30 Mar Recap C-Suite Roundtable – Looking Forward
On Tuesday, March 30, BEMA welcomed members for the first 2021 C-suite roundtable. Moderators Mike Pierce of The Austin Company and Jason Ward of AMF Bakery Systems led the discussion with special guest Robb MacKie of ABA.
In absence of the ability to gather in person at ABA’s believe in bakery convention, C-suite members were anxious to capture the pulse of the new administration.
Acknowledging continuing concerns around foodservice and instore, there is optimism of resiliency. This leaves the industry primed to take advantage of the connections and goodwill built with consumers over the past year. Vaccinations and stimulus relief will all play a role in encouraging consumers to get out and spend, but this will not address the looming changes of rising commodity costs and inflation on the horizon.
Optimism and Anxiety
The transition of power in Washington has left majorities in the House and Senate razor thin and issues of labor and workforce, environment, energy and sustainability now have added significance. MacKie predicted opportunities to work with the administration on nutrition and food safety and sharing the story of the industry’s sustainability efforts with zero-waste initiatives.

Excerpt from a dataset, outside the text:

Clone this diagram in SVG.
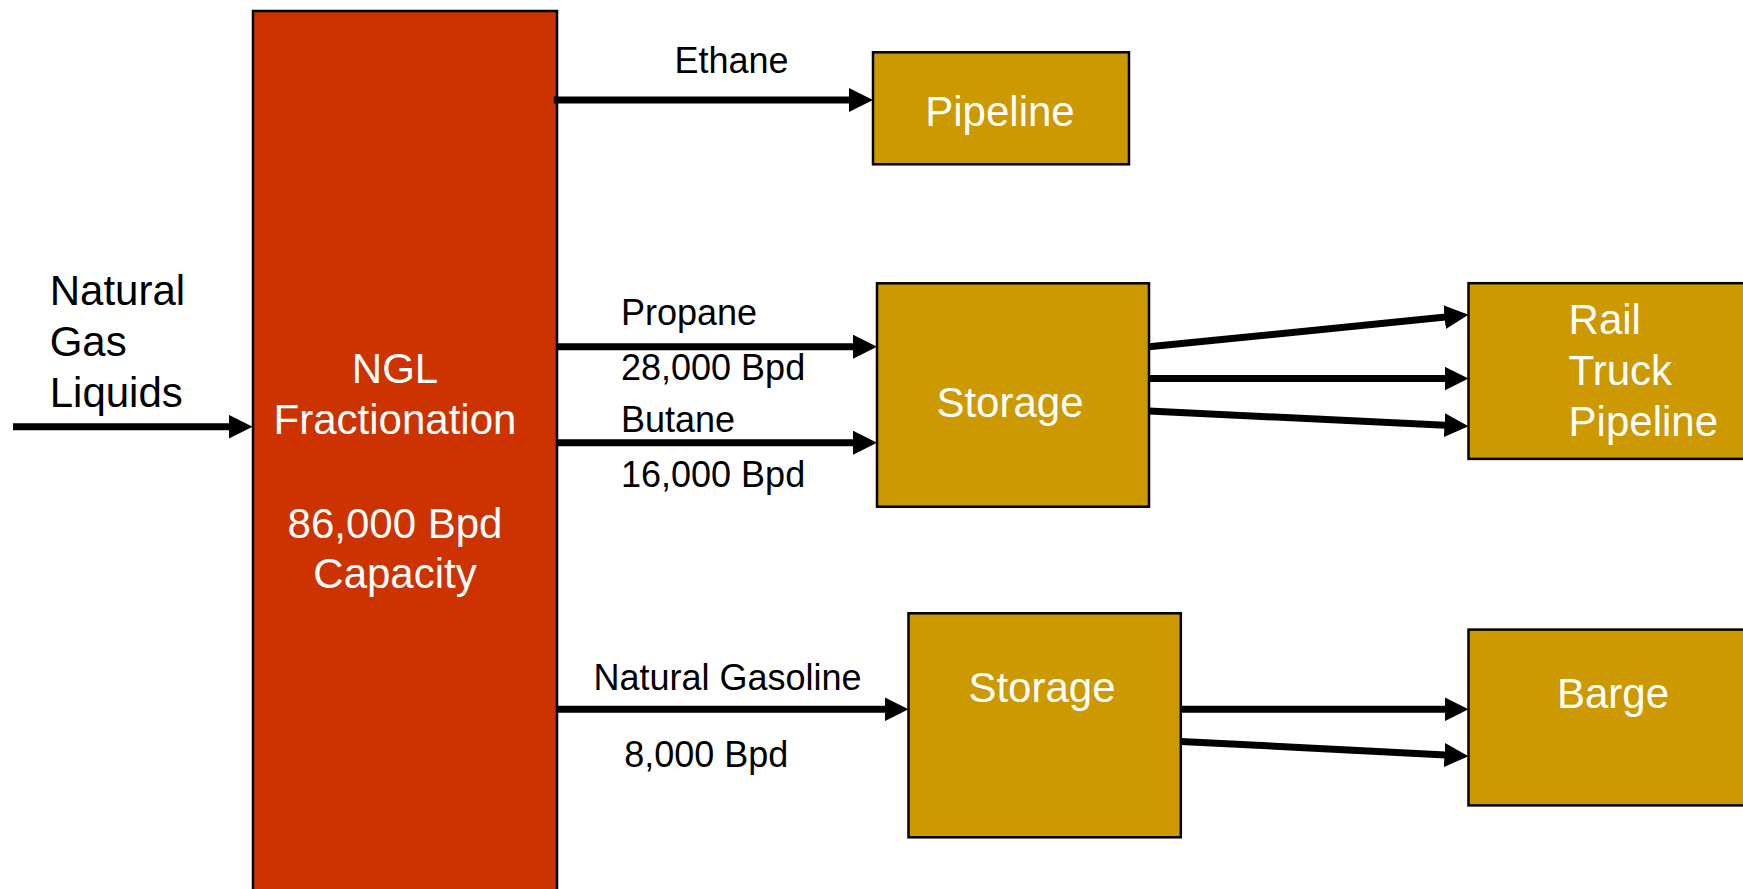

To keep pace with rapidly changing times that show no signs of slowing, it will also be important to accelerate the decision making process and adjust more quickly to consumer demands.
With nationwide improvements on the agenda of the new administration, the upcoming infrastructure bill will include a grab bag of initiatives, including strengthening the vulnerability of the grid and improving rural broadband. With conversations starting now, the bill could begin moving forward, with some bipartisanship support, toward summer or the end of the year, assuming the nation is on the backside of COVID.
Concerns are also on the rise with the continuing disruption of the global supply chain. Members shared stories of lumber costs tripling since last year and many continue to experience increasing delays on materials coming from Asia. In response, U.S.-based manufacturers are stepping up to help the industry find what they need now.
Innovation to Win
Anticipating that costs across the board will continue to rise, members inquired if innovation and automation will continue to chalk up wins regarding ROI. The answer being yes, with the caveat that adding automation also necessitates employees with a different skill set.
Organizations like Rockwell Automation are training the next generation of technology users with a 12-week course on controls. These training options are finding an increasing niche among bakers who look to fill critical positions. Members also shared difficulty in filling professional positions, and the growing pains of becoming more flexible regarding remote work.
Over the past year, relationships of all forms have become increasingly important as bakers and suppliers look to solve a variety of issues. For some, this means maintaining current relationships where there’s an existing trust factor while others have reached outside to build new bridges to fill existing gaps.
MacKie shared ABA has relied heavily over the past year on outside relationships, working through virtual media to make connections and tell the story of the industry. This has created opportunities to welcome different people and this process is currently in use to introduce new administration freshman to the industry.
In closing, now is the perfect time to meet consumers where they are and to work together to create ongoing positivity by connecting and growing the industry.